Top Md. race entices few entrants

Six horses to challenge in Grade I De Francis Dash

July 15, 1999|By Tom Keyser | Tom Keyser,SUN STAFF

The Frank J. De Francis Memorial Dash earned Grade I status this year, meaning that for the first time it officially ranks among the country's top races.

However, when the field enters the starting gate Saturday at Laurel Park, no more than six horses will dash for their share of the $300,000 purse and the prestige of winning a Grade I stakes.

The half-dozen horses that were entered yesterday disappointed Laurel Park racing officials, who beamed last winter when the De Francis Dash became only the third race in Maryland rated Grade I (the others are the Preakness and Pimlico Special).

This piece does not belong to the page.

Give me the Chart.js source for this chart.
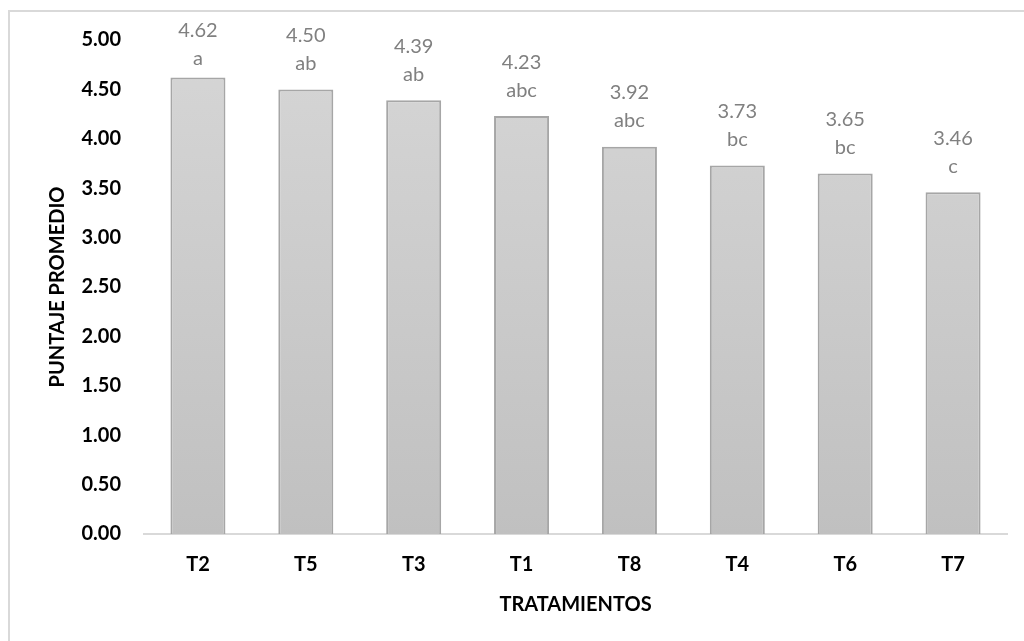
<!DOCTYPE html>
<html>
<head>
<meta charset="utf-8">
<script src="https://cdn.jsdelivr.net/npm/chart.js@4"></script>
<style>
html,body{margin:0;padding:0;background:#fff;}
#wrap{position:relative;width:1024px;height:641px;}
</style>
</head>
<body>
<div id="wrap"><canvas id="c" width="1024" height="641"></canvas></div>
<script>
const categories = ["T2","T5","T3","T1","T8","T4","T6","T7"];
const values = [4.62, 4.50, 4.39, 4.23, 3.92, 3.73, 3.65, 3.46];
const letters = ["a","ab","ab","abc","abc","bc","bc","c"];
const yTicks = [0,0.5,1,1.5,2,2.5,3,3.5,4,4.5,5];

const FONT = "Lato, 'Open Sans', sans-serif";

const frame = {
  id: 'frame',
  beforeDraw(chart){
    const ctx = chart.ctx;
    ctx.save();
    ctx.fillStyle = '#fff';
    ctx.fillRect(0,0,chart.width,chart.height);
    ctx.strokeStyle = '#d9d9d9';
    ctx.lineWidth = 2;
    ctx.strokeRect(9, 11, chart.width + 20, chart.height + 20);
    ctx.restore();
  }
};

const labels = {
  id: 'barLabels',
  afterDatasetsDraw(chart){
    const ctx = chart.ctx;
    const meta = chart.getDatasetMeta(0);
    ctx.save();
    ctx.fillStyle = '#808080';
    ctx.font = "20px " + FONT;
    ctx.textAlign = 'center';
    ctx.textBaseline = 'middle';
    meta.data.forEach((bar, i) => {
      let y1 = bar.y - 54;
      const minY = chart.chartArea.top - 9;
      if (y1 < minY) y1 = minY;
      ctx.fillText(values[i].toFixed(2), bar.x, y1);
      ctx.fillText(letters[i], bar.x, y1 + 28);
    });
    ctx.restore();
  }
};

new Chart(document.getElementById('c'), {
  type: 'bar',
  data: {
    labels: categories,
    datasets: [{
      data: values,
      backgroundColor(ctx){
        const area = ctx.chart.chartArea;
        if (!area) return '#c8c8c8';
        const g = ctx.chart.ctx.createLinearGradient(0, area.top, 0, area.bottom);
        g.addColorStop(0, '#d6d6d6');
        g.addColorStop(1, '#c0c0c0');
        return g;
      },
      borderColor: '#a6a6a6',
      borderWidth: 2,
      borderSkipped: 'bottom',
      barPercentage: 0.51,
      categoryPercentage: 1.0
    }]
  },
  options: {
    responsive: false,
    animation: false,
    devicePixelRatio: 1,
    layout: { padding: { left: 0, right: 17, top: 40, bottom: 0 } },
    plugins: { legend: { display: false }, tooltip: { enabled: false } },
    scales: {
      x: {
        grid: { display: false, drawTicks: false },
        border: { display: true, color: '#d9d9d9', width: 2 },
        ticks: { color: '#000', font: { family: FONT, size: 20, weight: 'bold' }, padding: 19 },
        title: { display: true, text: 'TRATAMIENTOS', color: '#000',
                 font: { family: FONT, size: 20, weight: 'bold' }, padding: { top: 0, bottom: 24 } },
        afterFit(scale){ scale.height = 107; }
      },
      y: {
        min: 0, max: 5,
        afterBuildTicks(scale){ scale.ticks = yTicks.map(v => ({ value: v })); },
        grid: { display: false, drawTicks: false },
        border: { display: false },
        ticks: { color: '#000', font: { family: FONT, size: 20, weight: 'bold' }, padding: 23,
                 callback: v => Number(v).toFixed(2) },
        title: { display: true, text: 'PUNTAJE PROMEDIO', color: '#000',
                 font: { family: FONT, size: 20, weight: 'bold' }, padding: { top: 46, bottom: 0 } },
        afterFit(scale){ scale.width = 144; }
      }
    }
  },
  plugins: [frame, labels]
});
</script>
</body>
</html>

But in this day and age of fragile horses and non-stop racing, even Grade I stakes sometimes lack full, exceptional fields. Just 18 days ago in California, a mere four horses raced for $1 million in one of the nation's premier races, the Grade I Hollywood Gold Cup.

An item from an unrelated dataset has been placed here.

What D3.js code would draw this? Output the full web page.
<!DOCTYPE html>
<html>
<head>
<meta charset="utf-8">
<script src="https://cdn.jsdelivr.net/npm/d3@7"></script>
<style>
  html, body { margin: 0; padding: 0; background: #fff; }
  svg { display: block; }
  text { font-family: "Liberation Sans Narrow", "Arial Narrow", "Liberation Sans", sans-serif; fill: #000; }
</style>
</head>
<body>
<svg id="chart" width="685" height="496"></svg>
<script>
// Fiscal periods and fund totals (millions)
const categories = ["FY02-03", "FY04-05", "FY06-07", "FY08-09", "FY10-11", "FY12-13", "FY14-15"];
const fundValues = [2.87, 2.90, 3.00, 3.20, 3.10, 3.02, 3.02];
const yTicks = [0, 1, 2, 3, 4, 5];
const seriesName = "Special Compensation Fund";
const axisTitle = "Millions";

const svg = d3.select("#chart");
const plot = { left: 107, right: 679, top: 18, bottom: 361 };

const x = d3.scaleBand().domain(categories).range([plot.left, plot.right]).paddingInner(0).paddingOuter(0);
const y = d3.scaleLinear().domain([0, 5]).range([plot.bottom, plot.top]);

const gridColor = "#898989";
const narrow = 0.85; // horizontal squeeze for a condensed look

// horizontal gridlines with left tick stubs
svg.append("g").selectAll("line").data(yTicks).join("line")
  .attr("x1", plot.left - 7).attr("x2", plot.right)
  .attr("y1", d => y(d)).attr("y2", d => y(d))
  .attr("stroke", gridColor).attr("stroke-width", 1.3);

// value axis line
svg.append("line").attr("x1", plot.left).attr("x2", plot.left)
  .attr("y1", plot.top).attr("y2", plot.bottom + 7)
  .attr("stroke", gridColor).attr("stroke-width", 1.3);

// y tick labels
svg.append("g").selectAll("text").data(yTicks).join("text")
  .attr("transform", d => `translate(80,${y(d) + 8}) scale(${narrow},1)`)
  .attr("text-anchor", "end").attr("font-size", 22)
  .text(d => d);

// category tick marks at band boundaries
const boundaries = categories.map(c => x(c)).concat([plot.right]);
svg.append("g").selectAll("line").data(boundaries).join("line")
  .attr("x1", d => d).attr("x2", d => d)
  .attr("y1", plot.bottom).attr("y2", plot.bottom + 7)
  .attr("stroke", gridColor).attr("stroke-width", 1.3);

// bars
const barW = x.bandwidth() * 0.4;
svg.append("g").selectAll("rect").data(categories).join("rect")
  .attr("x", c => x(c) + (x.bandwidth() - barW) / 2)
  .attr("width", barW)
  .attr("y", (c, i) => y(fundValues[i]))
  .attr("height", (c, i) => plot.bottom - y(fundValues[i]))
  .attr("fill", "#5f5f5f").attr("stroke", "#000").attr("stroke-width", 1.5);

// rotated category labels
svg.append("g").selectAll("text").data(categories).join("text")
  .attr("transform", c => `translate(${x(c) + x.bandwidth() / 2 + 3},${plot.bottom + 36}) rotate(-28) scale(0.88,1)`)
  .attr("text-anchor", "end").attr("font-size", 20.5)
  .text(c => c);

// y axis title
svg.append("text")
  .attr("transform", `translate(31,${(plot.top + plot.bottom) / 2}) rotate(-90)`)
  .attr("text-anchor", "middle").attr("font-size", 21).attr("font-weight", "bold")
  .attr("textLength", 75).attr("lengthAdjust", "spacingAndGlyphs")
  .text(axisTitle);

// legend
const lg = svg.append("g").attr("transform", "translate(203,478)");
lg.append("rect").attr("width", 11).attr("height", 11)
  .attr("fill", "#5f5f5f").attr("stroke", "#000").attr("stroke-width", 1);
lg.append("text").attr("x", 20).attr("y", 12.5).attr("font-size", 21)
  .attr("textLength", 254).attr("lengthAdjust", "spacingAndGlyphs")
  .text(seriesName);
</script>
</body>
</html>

" `Best' by definition means fewer," said Lenny Hale, Laurel Park's vice president of racing.

Hale serves on the American Graded Stakes Committee, which meets every December to rank the coming year's top stakes. Eighteen owners, breeders and racing officials serve on the committee.

They base their rankings on the quality of fields in a race over the past five years. They judge quality by how horses in the race performed in other graded stakes.

Applying an elaborate point system, they rate the stakes as Grade I, Grade II or Grade III, or they don't rate it at all. Last year, the committee graded 472 stakes (95 Grade I, 154 Grade II, 223 Grade III).

Of those 472 stakes, 19 are in Maryland. The most are in California (132) and New York (128), followed by Florida (59) and Kentucky (56).

The system of grading stakes in this country began in 1973 as an aid to people buying and selling horses. Before, if you looked at a horse's record in a sales catalog, you wouldn't necessarily know the quality of races it had won.

"Then it evolved into a marketing tool for racetracks, for stallion owners and for people selling foals," Hale said. "Now with the Breeders' Cup, it's taken on a whole life of its own."

The first eight entrants in the elite Breeders' Cup races each fall get in by points earned in graded stakes. The next six are selected by a panel.

Grades can change. The De Francis Dash was not graded in its first two runnings, 1990 and 1991. Because it attracted strong fields, it received a Grade II in 1992 and retained that until this year.

"It was clearly the best six-furlong race in the country with the exception of the Breeders' Cup Sprint," Hale said. "It's so much better than the other Grade II's that it had no place to go except to Grade I."

Winning a Grade I increases a horse's value and can ensure a lucrative breeding career. But even that strong lure doesn't guarantee a full starting gate. But injuries and over-taxed horses pervade the sport no matter the level.

Reraise, last year's Eclipse-award winning sprinter, would probably have been favored in the De Francis Dash, but he injured a tendon last month galloping at Hollywood Park. The trainers of Artax and Affirmed Success, both Grade I winners, decided to rest their horses after recent grueling races.

That left the De Francis Dash with two top-notch sprinters, Yes It's True and Good and Tough. Yes It's True is the leading contender for this year's Eclipse award as the nation's outstanding sprinter.

He could join the stellar roster of the three De Francis Dash winners who ended the year as Eclipse-award winners: Housebuster in 1991, Cherokee Run in 1994 and Smoke Glacken in 1997.